**Data provided:**
══════

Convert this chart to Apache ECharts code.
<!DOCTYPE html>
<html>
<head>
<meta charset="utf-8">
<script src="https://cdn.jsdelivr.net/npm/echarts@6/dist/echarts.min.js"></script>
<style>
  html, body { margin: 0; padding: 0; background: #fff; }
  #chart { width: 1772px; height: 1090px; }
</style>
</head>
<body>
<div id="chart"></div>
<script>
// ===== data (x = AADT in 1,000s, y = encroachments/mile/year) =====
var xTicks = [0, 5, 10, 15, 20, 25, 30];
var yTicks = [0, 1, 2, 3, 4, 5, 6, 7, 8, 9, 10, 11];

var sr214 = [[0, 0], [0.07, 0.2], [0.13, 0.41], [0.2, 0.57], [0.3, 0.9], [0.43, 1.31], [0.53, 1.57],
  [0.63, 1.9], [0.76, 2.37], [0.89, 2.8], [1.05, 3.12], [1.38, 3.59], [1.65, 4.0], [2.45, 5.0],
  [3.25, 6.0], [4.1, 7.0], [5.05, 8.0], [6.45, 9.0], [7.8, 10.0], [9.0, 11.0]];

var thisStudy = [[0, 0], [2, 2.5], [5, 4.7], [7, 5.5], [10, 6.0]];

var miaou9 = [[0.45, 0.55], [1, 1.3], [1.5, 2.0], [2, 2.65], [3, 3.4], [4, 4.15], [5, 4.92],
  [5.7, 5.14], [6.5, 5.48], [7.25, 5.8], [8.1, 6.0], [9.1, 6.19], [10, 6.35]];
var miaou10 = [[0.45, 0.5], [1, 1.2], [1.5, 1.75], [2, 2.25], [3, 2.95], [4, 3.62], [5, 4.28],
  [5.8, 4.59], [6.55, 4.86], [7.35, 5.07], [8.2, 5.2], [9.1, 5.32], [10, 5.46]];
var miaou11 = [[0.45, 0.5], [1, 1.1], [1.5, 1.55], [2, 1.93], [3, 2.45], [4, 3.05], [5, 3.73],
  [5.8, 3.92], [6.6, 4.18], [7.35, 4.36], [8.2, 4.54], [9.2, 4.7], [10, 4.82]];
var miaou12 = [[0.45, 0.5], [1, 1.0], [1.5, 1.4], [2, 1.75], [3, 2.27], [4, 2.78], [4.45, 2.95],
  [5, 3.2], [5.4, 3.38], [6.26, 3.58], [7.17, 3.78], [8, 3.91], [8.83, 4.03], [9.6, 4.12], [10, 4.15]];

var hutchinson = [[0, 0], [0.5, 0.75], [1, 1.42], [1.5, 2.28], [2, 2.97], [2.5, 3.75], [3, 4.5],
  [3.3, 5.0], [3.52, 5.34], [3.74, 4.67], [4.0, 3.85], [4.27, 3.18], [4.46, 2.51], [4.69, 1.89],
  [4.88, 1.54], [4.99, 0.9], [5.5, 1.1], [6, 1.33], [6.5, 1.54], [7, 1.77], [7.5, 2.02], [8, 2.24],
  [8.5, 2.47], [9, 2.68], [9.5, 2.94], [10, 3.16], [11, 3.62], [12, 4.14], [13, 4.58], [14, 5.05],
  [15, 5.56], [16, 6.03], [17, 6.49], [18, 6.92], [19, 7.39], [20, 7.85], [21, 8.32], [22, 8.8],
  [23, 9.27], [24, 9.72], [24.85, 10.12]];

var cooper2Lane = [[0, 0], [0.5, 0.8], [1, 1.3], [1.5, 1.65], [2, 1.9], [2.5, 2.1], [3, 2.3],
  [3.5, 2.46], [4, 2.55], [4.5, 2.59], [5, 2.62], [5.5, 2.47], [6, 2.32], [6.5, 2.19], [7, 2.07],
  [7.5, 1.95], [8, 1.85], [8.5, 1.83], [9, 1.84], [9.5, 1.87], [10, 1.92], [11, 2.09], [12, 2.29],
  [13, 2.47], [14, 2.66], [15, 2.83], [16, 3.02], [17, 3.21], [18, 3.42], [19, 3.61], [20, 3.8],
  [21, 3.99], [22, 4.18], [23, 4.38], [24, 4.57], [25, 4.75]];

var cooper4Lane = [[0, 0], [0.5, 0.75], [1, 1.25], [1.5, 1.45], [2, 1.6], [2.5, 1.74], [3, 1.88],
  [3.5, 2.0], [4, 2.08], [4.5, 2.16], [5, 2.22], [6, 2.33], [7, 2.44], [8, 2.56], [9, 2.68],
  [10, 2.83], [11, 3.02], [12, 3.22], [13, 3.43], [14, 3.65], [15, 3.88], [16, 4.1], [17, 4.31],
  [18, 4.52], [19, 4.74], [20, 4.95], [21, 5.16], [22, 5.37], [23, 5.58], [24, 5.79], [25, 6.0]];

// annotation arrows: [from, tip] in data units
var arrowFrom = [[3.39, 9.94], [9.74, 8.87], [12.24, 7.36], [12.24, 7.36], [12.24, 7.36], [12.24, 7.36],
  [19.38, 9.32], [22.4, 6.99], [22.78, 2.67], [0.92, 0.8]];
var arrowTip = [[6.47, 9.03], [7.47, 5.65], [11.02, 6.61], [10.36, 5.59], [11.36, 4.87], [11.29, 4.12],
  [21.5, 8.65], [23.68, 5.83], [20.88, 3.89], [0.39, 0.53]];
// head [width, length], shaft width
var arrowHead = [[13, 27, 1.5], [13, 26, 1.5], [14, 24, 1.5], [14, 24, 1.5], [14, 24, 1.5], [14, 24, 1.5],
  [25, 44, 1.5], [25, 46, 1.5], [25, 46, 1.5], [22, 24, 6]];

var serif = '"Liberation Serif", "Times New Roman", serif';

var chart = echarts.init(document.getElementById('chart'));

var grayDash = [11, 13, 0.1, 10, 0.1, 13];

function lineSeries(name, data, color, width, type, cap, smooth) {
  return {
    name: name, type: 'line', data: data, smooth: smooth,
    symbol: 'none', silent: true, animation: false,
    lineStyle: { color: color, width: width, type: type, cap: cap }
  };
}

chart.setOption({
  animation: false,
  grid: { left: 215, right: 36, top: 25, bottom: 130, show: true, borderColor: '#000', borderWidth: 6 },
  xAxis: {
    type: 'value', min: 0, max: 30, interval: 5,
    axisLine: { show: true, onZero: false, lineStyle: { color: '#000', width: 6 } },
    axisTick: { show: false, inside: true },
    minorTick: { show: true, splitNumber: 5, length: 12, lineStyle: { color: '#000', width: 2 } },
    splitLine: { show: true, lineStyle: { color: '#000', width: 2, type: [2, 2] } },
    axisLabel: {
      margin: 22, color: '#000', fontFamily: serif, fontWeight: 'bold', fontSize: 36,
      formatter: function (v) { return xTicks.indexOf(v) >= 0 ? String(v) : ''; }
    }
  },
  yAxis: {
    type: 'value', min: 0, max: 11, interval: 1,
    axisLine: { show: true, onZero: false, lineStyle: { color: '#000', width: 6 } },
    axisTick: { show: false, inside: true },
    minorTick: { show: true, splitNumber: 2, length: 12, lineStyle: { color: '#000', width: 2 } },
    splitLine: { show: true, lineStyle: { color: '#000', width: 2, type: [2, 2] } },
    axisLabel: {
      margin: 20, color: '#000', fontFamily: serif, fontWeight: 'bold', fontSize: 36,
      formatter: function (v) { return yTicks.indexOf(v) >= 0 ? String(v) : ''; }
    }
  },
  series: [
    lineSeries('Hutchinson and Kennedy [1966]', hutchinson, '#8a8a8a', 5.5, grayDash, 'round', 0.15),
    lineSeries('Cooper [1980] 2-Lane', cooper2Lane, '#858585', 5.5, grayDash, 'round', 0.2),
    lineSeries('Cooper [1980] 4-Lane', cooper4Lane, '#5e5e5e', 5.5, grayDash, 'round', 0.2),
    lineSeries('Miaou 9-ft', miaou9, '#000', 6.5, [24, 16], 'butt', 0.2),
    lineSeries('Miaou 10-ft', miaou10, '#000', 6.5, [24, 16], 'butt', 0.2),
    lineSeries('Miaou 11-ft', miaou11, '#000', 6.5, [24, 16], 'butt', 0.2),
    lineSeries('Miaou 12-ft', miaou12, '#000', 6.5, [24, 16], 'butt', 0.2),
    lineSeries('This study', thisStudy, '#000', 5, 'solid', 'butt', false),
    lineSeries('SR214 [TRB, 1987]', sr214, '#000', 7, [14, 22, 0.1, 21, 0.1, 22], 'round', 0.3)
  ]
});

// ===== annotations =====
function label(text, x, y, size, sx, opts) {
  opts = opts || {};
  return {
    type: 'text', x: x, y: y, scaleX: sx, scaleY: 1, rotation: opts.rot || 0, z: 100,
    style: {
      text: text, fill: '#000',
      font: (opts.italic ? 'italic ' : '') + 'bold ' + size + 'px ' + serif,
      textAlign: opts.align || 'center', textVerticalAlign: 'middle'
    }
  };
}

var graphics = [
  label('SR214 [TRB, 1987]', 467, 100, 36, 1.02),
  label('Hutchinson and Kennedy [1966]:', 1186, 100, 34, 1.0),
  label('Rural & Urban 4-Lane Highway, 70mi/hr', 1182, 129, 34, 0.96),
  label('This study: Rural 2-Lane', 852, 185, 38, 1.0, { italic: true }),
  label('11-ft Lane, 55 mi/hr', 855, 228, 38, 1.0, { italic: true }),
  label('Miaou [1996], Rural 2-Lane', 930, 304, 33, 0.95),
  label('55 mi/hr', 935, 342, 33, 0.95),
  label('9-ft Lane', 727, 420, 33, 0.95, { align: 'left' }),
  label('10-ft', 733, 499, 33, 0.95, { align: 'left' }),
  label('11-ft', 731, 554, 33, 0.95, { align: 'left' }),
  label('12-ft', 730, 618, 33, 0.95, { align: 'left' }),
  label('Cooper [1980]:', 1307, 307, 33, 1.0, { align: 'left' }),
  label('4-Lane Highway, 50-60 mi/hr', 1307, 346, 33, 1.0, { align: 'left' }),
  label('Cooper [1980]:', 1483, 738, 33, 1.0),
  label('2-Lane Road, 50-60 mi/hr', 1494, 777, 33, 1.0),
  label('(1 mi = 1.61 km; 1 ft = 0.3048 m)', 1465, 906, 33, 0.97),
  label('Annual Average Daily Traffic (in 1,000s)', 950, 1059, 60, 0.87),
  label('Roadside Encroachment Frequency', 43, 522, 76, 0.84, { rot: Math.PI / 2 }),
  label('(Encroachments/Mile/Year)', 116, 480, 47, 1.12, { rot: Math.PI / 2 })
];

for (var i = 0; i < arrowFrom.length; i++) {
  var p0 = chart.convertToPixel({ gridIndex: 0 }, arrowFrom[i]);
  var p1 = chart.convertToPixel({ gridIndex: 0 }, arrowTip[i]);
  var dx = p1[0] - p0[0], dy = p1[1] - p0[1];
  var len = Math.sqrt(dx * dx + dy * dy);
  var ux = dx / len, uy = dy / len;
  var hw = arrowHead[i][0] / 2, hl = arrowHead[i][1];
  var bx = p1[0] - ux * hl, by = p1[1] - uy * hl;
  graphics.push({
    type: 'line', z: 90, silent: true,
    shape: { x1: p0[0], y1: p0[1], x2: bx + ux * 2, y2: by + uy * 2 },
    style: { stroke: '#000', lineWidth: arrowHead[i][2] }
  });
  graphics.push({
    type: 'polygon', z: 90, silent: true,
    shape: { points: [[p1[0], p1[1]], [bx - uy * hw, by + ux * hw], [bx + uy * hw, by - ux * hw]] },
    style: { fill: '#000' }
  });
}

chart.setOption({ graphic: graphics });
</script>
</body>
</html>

══════

**Written exercise:** All lines from the beginning of the material above through the one with "9, 10, 11];" need to be returned exactly; please return those and only those.

**Full response:**
Convert this chart to Apache ECharts code.
<!DOCTYPE html>
<html>
<head>
<meta charset="utf-8">
<script src="https://cdn.jsdelivr.net/npm/echarts@6/dist/echarts.min.js"></script>
<style>
  html, body { margin: 0; padding: 0; background: #fff; }
  #chart { width: 1772px; height: 1090px; }
</style>
</head>
<body>
<div id="chart"></div>
<script>
// ===== data (x = AADT in 1,000s, y = encroachments/mile/year) =====
var xTicks = [0, 5, 10, 15, 20, 25, 30];
var yTicks = [0, 1, 2, 3, 4, 5, 6, 7, 8, 9, 10, 11];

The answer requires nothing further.